On the eve of Israeli elections he spoke to multiple audiences, perhaps most of all hoping to sway his countrymen as well as Washington decision makers and the American people.

“We are no longer scattered among the nations, powerless to defend ourselves,” Netanyahu declared near the end of his dramatic speech Tuesday. “For the first time in 100 generations, we, the Jewish people, can defend ourselves.”

But the Israeli leader was in Washington, in part, as petitioner, well aware that his country greatly relies on the strategic, diplomatic and financial support of its one major ally in the world, the U.S. And in both his opening and closing remarks, he emphasized the shared “common destiny” of the two democracies.

But the ugly and persistent controversy over Netanyahu’s decision to come to Congress and speak out against the administration’s Iran negotiating position has underscored that Israel and the U.S. have increasingly divergent views about how to deal with the threat of a nuclear Iran. More than the reflection of a dysfunctional personal relationship between Obama and Netanyahu, the public feud is about two different worldviews, with each leader seeing the other as naïve.

The president is a student of pragmatism. Committed to reducing America’s military presence in the Arab world after long, deeply costly conflicts in Iraq and Afghanistan, he is loath to engage in a potential war with Iran.
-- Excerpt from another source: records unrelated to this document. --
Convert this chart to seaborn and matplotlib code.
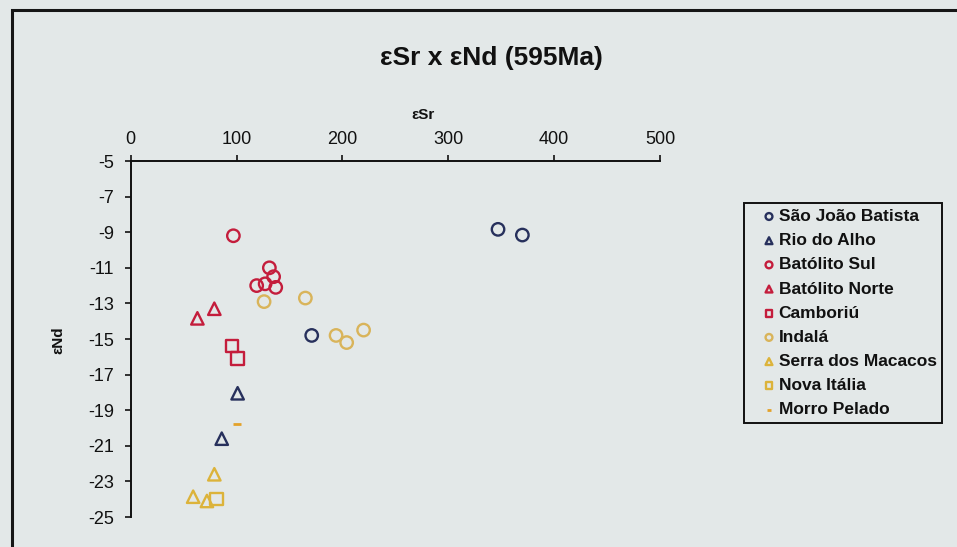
import matplotlib
matplotlib.use("Agg")
import matplotlib.pyplot as plt
import seaborn as sns
import numpy as np
from matplotlib.patches import Rectangle

# ---- data ----
sjb_x = [347, 370, 171]
sjb_y = [-8.84, -9.16, -14.8]
rda_x = [101, 86]
rda_y = [-18.05, -20.6]
bsul_x = [97, 131, 135, 119, 127, 137]
bsul_y = [-9.2, -11.0, -11.5, -12.0, -11.9, -12.1]
bnorte_x = [63, 79]
bnorte_y = [-13.84, -13.3]
camb_x = [95.5, 101]
camb_y = [-15.4, -16.1]
indala_x = [126, 165, 194, 204, 220]
indala_y = [-12.9, -12.7, -14.8, -15.2, -14.5]
serra_x = [79, 59, 72]
serra_y = [-22.6, -23.86, -24.1]
nova_x = [81]
nova_y = [-24.0]
morro_x = [100]
morro_y = [-19.8]

series_names = ["São João Batista", "Rio do Alho", "Batólito Sul", "Batólito Norte",
                "Camboriú", "Indalá", "Serra dos Macacos", "Nova Itália", "Morro Pelado"]
x_ticks = [0, 100, 200, 300, 400, 500]
y_ticks = [-5, -7, -9, -11, -13, -15, -17, -19, -21, -23, -25]

sns.set_theme(style="white")
plt.rcParams['font.family'] = ['Liberation Sans', 'DejaVu Sans']
plt.rcParams['axes.unicode_minus'] = False

bg = "#e3e8e8"
fig = plt.figure(figsize=(9.57, 5.47), dpi=100, facecolor=bg)
ax = fig.add_axes([130.7/957, 1-517/547, (660-130.7)/957, (517-161)/547])
ax.set_facecolor(bg)

navy = "#27305c"
red = "#c41d3c"
gold = "#d9b45a"
yellow = "#dcb33a"
orange = "#e3a22a"

specs = [
    (sjb_x, sjb_y, "o", navy, series_names[0]),
    (rda_x, rda_y, "^", navy, series_names[1]),
    (bsul_x, bsul_y, "o", red, series_names[2]),
    (bnorte_x, bnorte_y, "^", red, series_names[3]),
    (camb_x, camb_y, "s", red, series_names[4]),
    (indala_x, indala_y, "o", gold, series_names[5]),
    (serra_x, serra_y, "^", yellow, series_names[6]),
    (nova_x, nova_y, "s", yellow, series_names[7]),
]
for xs, ys, m, c, name in specs:
    sns.scatterplot(x=xs, y=ys, marker=m, s=80, facecolors="none", edgecolor=c,
                    linewidth=1.7, label=name, ax=ax, zorder=3)
sns.scatterplot(x=morro_x, y=morro_y, marker="_", s=30, color=orange, linewidth=2.0,
                label=series_names[8], ax=ax, zorder=3)

ax.set_xlim(0, 500)
ax.set_ylim(-25, -5)
ax.set_xticks(x_ticks)
ax.set_yticks(y_ticks)
ax.xaxis.tick_top()
ax.xaxis.set_label_position("top")
for s in ["right", "bottom"]:
    ax.spines[s].set_visible(False)
for s in ["left", "top"]:
    ax.spines[s].set_color("#111111")
    ax.spines[s].set_linewidth(1.4)
ax.tick_params(axis="x", which="major", direction="out", length=4, width=1.2,
               color="#111111", labelsize=13, pad=5, top=True, bottom=False,
               labeltop=True, labelbottom=False)
ax.tick_params(axis="y", which="major", direction="out", length=4, width=1.2,
               color="#111111", labelsize=13, pad=8, left=True)
for lab in ax.get_xticklabels() + ax.get_yticklabels():
    lab.set_color("#111111")

ax.set_xlabel("εSr", fontsize=11, fontweight="bold", color="#111111")
ax.xaxis.set_label_coords((423-130.7)/(660-130.7), (161-119)/(517-161) + 1.0)
ax.set_ylabel("εNd", fontsize=11, fontweight="bold", color="#111111")
ax.yaxis.set_label_coords(-(130.7-65)/(660-130.7), 1-(340-161)/(517-161))

fig.text(491/957, 1-58/547, "εSr x εNd (595Ma)", ha="center", va="center",
         fontsize=19, fontweight="bold", color="#111111")

leg = ax.legend(loc="upper left", bbox_to_anchor=(744/957, 1-203/547),
                bbox_transform=fig.transFigure, borderaxespad=0, frameon=True,
                fancybox=False, edgecolor="#111111", facecolor=bg, framealpha=1,
                markerscale=0.55, handlelength=2.2, handletextpad=-0.55,
                labelspacing=0.52, borderpad=0.34,
                prop={"weight": "bold", "size": 12.5})
leg.get_frame().set_linewidth(1.4)
for t in leg.get_texts():
    t.set_color("#111111")

frame = Rectangle((12/957, -0.2), 1.2, 1 - 10/547 + 0.2, transform=fig.transFigure,
                  fill=False, edgecolor="#161616", linewidth=2.2, clip_on=False)
fig.patches.append(frame)

fig.savefig("out.png", dpi=100, facecolor=bg)
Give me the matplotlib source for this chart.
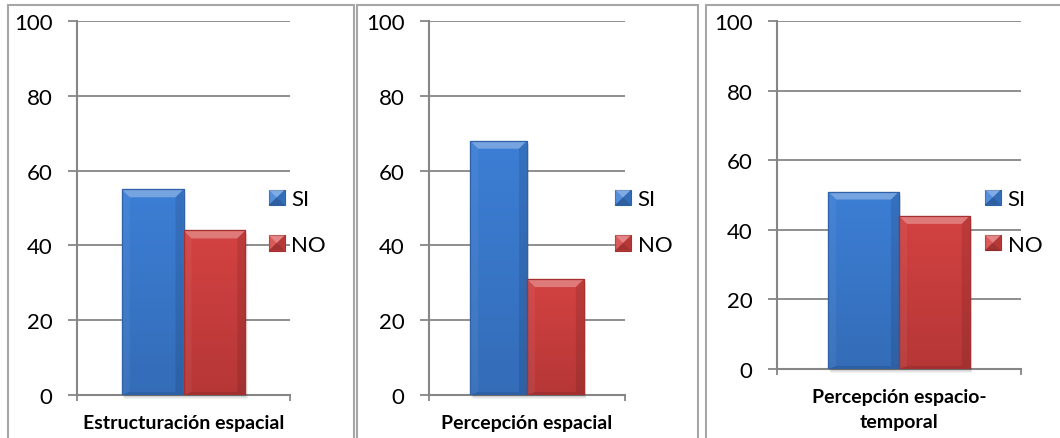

His Western logic insists that an economically crippled Iran will curtail its nuclear ambitions in return for the lifting of sanctions. And by the time the proposed decade-long agreement ends, the Islamic fundamentalists ruling the country may well be out of power.

It is foolish, he believes, for Netanyahu to cling to a maximalist position on Iran, insisting that its nuclear program be dismantled. The result, Obama suggests, would be that Iran walks away from the table and doubles its efforts to produce a bomb.

The Israeli prime minister, on the other hand, is a student of history. Seared with the memory of anti-Semitic attacks on Jewish over the centuries, and most recently with the lessons of the Holocaust, when millions of Jews were slaughtered while the world remained passive, he is unwilling to accept Iran’s promises. He notes that even as it negotiates with the U.S. and other world powers, Tehran seeks to expand its global network of terror and Islamic hegemony while threatening to annihilate Israel. It is Obama, he believes, who is too trusting. According to Netanyahu, maintaining sanctions, combined with the threat of military actions, is the way to prevent Iran from threatening not only Israel but also the region and the Western world.

No fair-minded observer could dismiss the Israeli leader’s fears of a war down the road, nor could one reject outright the president’s effort to avoid risking an imminent military confrontation. But as deadlines near, emotions — and angry rhetoric — have risen to dangerous levels. Bottom line, Netanyahu no longer seems to believe Obama’s pledge over the years that “we have your back.” Still, as dozens of Democrats stayed away from the speech on Tuesday, it appears that Netanyahu hurt his cause — convincing Congress to maintain and even tighten sanctions — by coming to Capitol Hill.

In ancient Persia, Esther, the defender of the Jews, was successful because of her intimate relationship with the king. Today, Netanyahu, self-defined defender of the Jews, seeks to achieve his objective while jeopardizing his relationship with the president.

The Israeli leader promised at the conclusion of his speech that Israel will stand “even if Israel has to stand alone.”

Let’s hope his actions have not made that necessary.